It took two years for Science Inc., a Santa Monica technology company, to reach the top 20 list of the most downloaded apps on Apple Store.
The main activity of Science is to buy, grow and invest in startups. One core premise it relied on was that teenagers are much more entertained through their mobile phones than through standard media (TV or computers).
The company is now focusing on apps that target the adolescent demographic. Horoscopes and dating were topics of former applications, but the Santa Monica hub truly hit gold with their Wishbone app.

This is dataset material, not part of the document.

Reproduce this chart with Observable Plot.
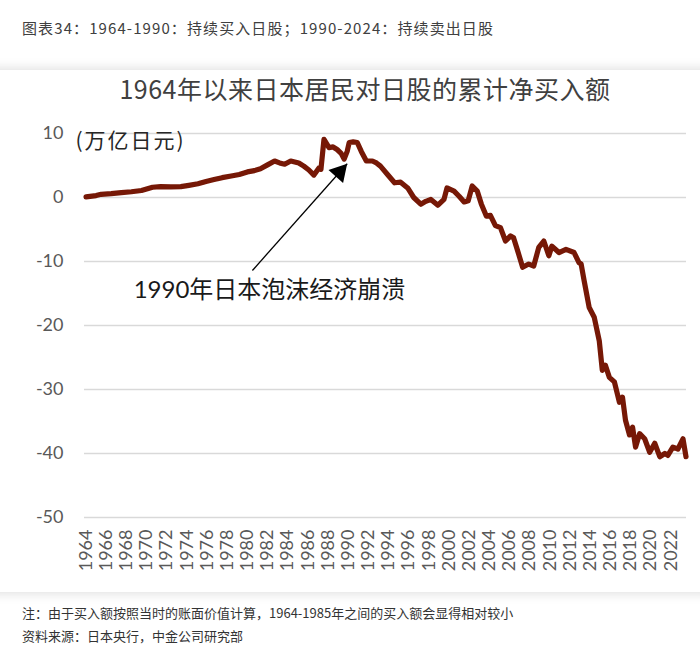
<!DOCTYPE html>
<html>
<head>
<meta charset="utf-8">
<script src="https://cdn.jsdelivr.net/npm/d3@7"></script>
<script src="https://cdn.jsdelivr.net/npm/@observablehq/plot@0.6"></script>
<style>
  html, body { margin: 0; padding: 0; background: #fff; }
  body { width: 700px; height: 650px; position: relative; overflow: hidden;
         font-family: "Noto Sans CJK SC", "Noto Sans", sans-serif; }
  #sub { position: absolute; top: 19px; left: 22px; font-size: 15px; line-height: 18px;
         color: #404040; letter-spacing: 1.1px; white-space: nowrap; }
  #card { position: absolute; top: 70px; left: -30px; width: 760px; height: 522px;
          background: #fff; box-shadow: 0 0 12px rgba(0,0,0,0.16); }
  #title { position: absolute; top: 72px; left: 0; width: 730px; text-align: center;
           font-size: 25px; line-height: 32px; color: #404040; letter-spacing: 0.5px; white-space: nowrap; }
  #chart { position: absolute; top: 100px; left: 0; }
  .note { position: absolute; left: 22px; font-size: 13px; line-height: 18px; color: #333;
          white-space: nowrap; }
</style>
</head>
<body>
<div id="sub"></div>
<div id="card"></div>
<div id="title"></div>
<div id="chart"></div>
<div class="note" id="note1" style="top:604px"></div>
<div class="note" id="note2" style="top:627px"></div>
<script>
// ---- texts ----
const subtitleText = "图表34：1964-1990：持续买入日股；1990-2024：持续卖出日股";
const chartTitle = "1964年以来日本居民对日股的累计净买入额";
const unitText = "(万亿日元)";
const annotationText = "1990年日本泡沫经济崩溃";
const noteText = "注：由于买入额按照当时的账面价值计算，1964-1985年之间的买入额会显得相对较小";
const sourceText = "资料来源：日本央行，中金公司研究部";

// ---- series (year, cumulative net purchase, trillion yen) ----
const years = [
  1964.0, 1965.0, 1965.5, 1966.5, 1967.5, 1968.5, 1969.5, 1970.6, 1971.4, 1972.4,
  1973.4, 1974.2, 1975.1, 1975.9, 1976.7, 1977.5, 1978.4, 1979.2, 1980.0, 1980.7,
  1981.3, 1982.0, 1982.7, 1983.2, 1983.7, 1984.3, 1985.1, 1985.6, 1986.1, 1986.6,
  1987.1, 1987.3, 1987.6, 1988.1, 1988.5, 1988.9, 1989.3, 1989.6, 1989.9, 1990.1,
  1990.5, 1990.9, 1991.3, 1991.8, 1992.4, 1992.8, 1993.2, 1993.9, 1994.6, 1995.2,
  1995.9, 1996.5, 1997.2, 1997.7, 1998.2, 1998.9, 1999.5, 1999.8, 2000.5, 2001.0,
  2001.5, 2001.9, 2002.3, 2002.8, 2003.2, 2003.7, 2004.1, 2004.6, 2005.1, 2005.6,
  2006.1, 2006.4, 2006.8, 2007.3, 2007.9, 2008.4, 2008.9, 2009.4, 2009.9, 2010.2,
  2010.9, 2011.6, 2012.4, 2012.9, 2013.1, 2013.4, 2013.9, 2014.4, 2014.9, 2015.2,
  2015.5, 2015.9, 2016.4, 2016.9, 2017.2, 2017.5, 2017.9, 2018.2, 2018.5, 2018.9,
  2019.4, 2019.9, 2020.4, 2020.9, 2021.4, 2021.7, 2022.2, 2022.7, 2023.2, 2023.5
];
const netBuy = [
  0.1, 0.3, 0.5, 0.6, 0.75, 0.9, 1.1, 1.6, 1.7, 1.65,
  1.7, 1.9, 2.15, 2.5, 2.8, 3.1, 3.35, 3.6, 4.0, 4.2,
  4.5, 5.1, 5.7, 5.4, 5.2, 5.7, 5.4, 4.9, 4.3, 3.5,
  4.6, 4.4, 9.1, 7.8, 7.9, 7.5, 6.9, 6.0, 7.2, 8.6,
  8.7, 8.6, 7.2, 5.7, 5.7, 5.4, 4.9, 3.6, 2.3, 2.4,
  1.5, 0.0, -1.05, -0.6, -0.3, -1.2, -0.3, 1.5, 1.0, 0.2,
  -0.7, -0.5, 1.8, 1.0, -1.0, -2.9, -2.8, -4.4, -4.7, -6.8,
  -6.0, -6.3, -8.3, -10.9, -10.4, -10.7, -7.8, -6.8, -9.1, -7.6,
  -8.6, -8.1, -8.6, -10.2, -10.4, -13.0, -17.2, -18.7, -22.4, -27.0,
  -26.2, -28.1, -28.8, -32.0, -31.2, -34.8, -37.1, -35.9, -39.0, -36.9,
  -37.7, -39.8, -38.4, -40.5, -40.0, -40.3, -39.0, -39.3, -37.7, -40.5
];

// ---- axes ----
const yTicks = [10, 0, -10, -20, -30, -40, -50];
const xTicks = [1964, 1966, 1968, 1970, 1972, 1974, 1976, 1978, 1980, 1982,
  1984, 1986, 1988, 1990, 1992, 1994, 1996, 1998, 2000, 2002,
  2004, 2006, 2008, 2010, 2012, 2014, 2016, 2018, 2020, 2022];
const xDomain = [1963.85, 2023.55];
const yDomain = [-50, 10];

// ---- annotation anchor points (data units) ----
const arrowTail = {year: 1980.5, value: -11.4};
const arrowHead = {year: 1989.9, value: 5.27};
const labelPoint = {year: 1982.2, value: -14.5};

document.getElementById("sub").textContent = subtitleText;
document.getElementById("title").textContent = chartTitle;
document.getElementById("note1").textContent = noteText;
document.getElementById("note2").textContent = sourceText;

const data = years.map((y, i) => ({year: y, value: netBuy[i]}));
const numFont = "Lato, 'Noto Sans CJK SC', sans-serif";

const chart = Plot.plot({
  width: 700,
  height: 490,
  marginTop: 33,
  marginBottom: 73,
  marginLeft: 84,
  marginRight: 14,
  x: {domain: xDomain},
  y: {domain: yDomain},
  style: {background: "transparent", fontFamily: numFont, overflow: "visible"},
  marks: [
    Plot.ruleY(yTicks, {stroke: "#d9d9d9", strokeWidth: 1.5}),
    Plot.axisY({ticks: yTicks, tickSize: 0, tickPadding: 21, fontSize: 18, fill: "#595959",
      label: null, tickFormat: d => String(d)}),
    Plot.axisX({ticks: xTicks, tickSize: 0, tickRotate: -90, tickPadding: 12, fontSize: 18,
      fill: "#595959", label: null, tickFormat: d => String(d)}),
    Plot.line(data, {x: "year", y: "value", stroke: "#761806", strokeWidth: 5.2,
      strokeLinejoin: "round", strokeLinecap: "round"}),
    Plot.link([{t: arrowTail, h: arrowHead}], {
      x1: d => d.t.year, y1: d => d.t.value, x2: d => d.h.year, y2: d => d.h.value,
      stroke: "#000", strokeWidth: 1.3}),
    Plot.dot([arrowHead], {x: "year", y: "value", symbol: "triangle", r: 7.3, fill: "#000",
      stroke: null, rotate: 42, dx: -7.6, dy: 8.5}),
    Plot.text([labelPoint], {x: "year", y: "value", text: () => annotationText,
      fontSize: 24, fill: "#1a1a1a", textAnchor: "middle", lineAnchor: "middle",
      fontFamily: "Lato, 'Noto Sans CJK SC', sans-serif"}),
    Plot.text([unitText], {frameAnchor: "top-left", text: d => d, dx: -9, dy: 8,
      textAnchor: "start", lineAnchor: "middle", fontSize: 21, fill: "#262626",
      fontFamily: "'Noto Sans CJK SC', sans-serif"})
  ]
});
document.getElementById("chart").appendChild(chart);

// letter spacing for the unit label
d3.select(chart).selectAll("text").each(function() {
  if (this.textContent === unitText) d3.select(this).attr("letter-spacing", "2px");
});
</script>
</body>
</html>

On Wednesday, Science announced that the polling app it launched in March has 3.1 million monthly active users, an impressive majority being young girls. The statement also mentioned the app earns money from advertisements.
Michael Jones, CEO of Science, thinks that the increasing attraction that Wishbone has is proof that teens "are hungry" for content on their phones and are growing bored with watching television or spending time on the computer.
Each morning and evening, Wishbone users get a dozen questions called "cards" on their smartphones. The cards have only two possible answers, so the users must choose one answer to continue. They vote for one of the two options and are prompted with the resulting score.
Users see how many people voted, which answer was most popular and by what percent. That concludes the process and allows Wishbone users to move on to the next question.
Wednesday morning's question, "Burgers or tacos?" for example, recorded more than 100,000 votes. According to the feedback, 62 percent of teen girls like burgers more than tacos.
Wishbone has become popular due to several factors, Jones said. Teens have a natural tendency to compare interests and likes with their peers, so polling clicks with them was a no brainer. The CEO notes that offering new content at specific times of the day creates habitual behavior.
Jones observes that the surge in appeal for Wishbone came once the application allowed people to create their own content and submit questions for everyone else to answer. The company has also developed a similar polling app for boys, and it is called Slingshot.
Investors are showing interest in Science's products, but Jones is not looking for partners yet.
"I'm especially proud of the team and eager to see what lies ahead for our next year," Jones said.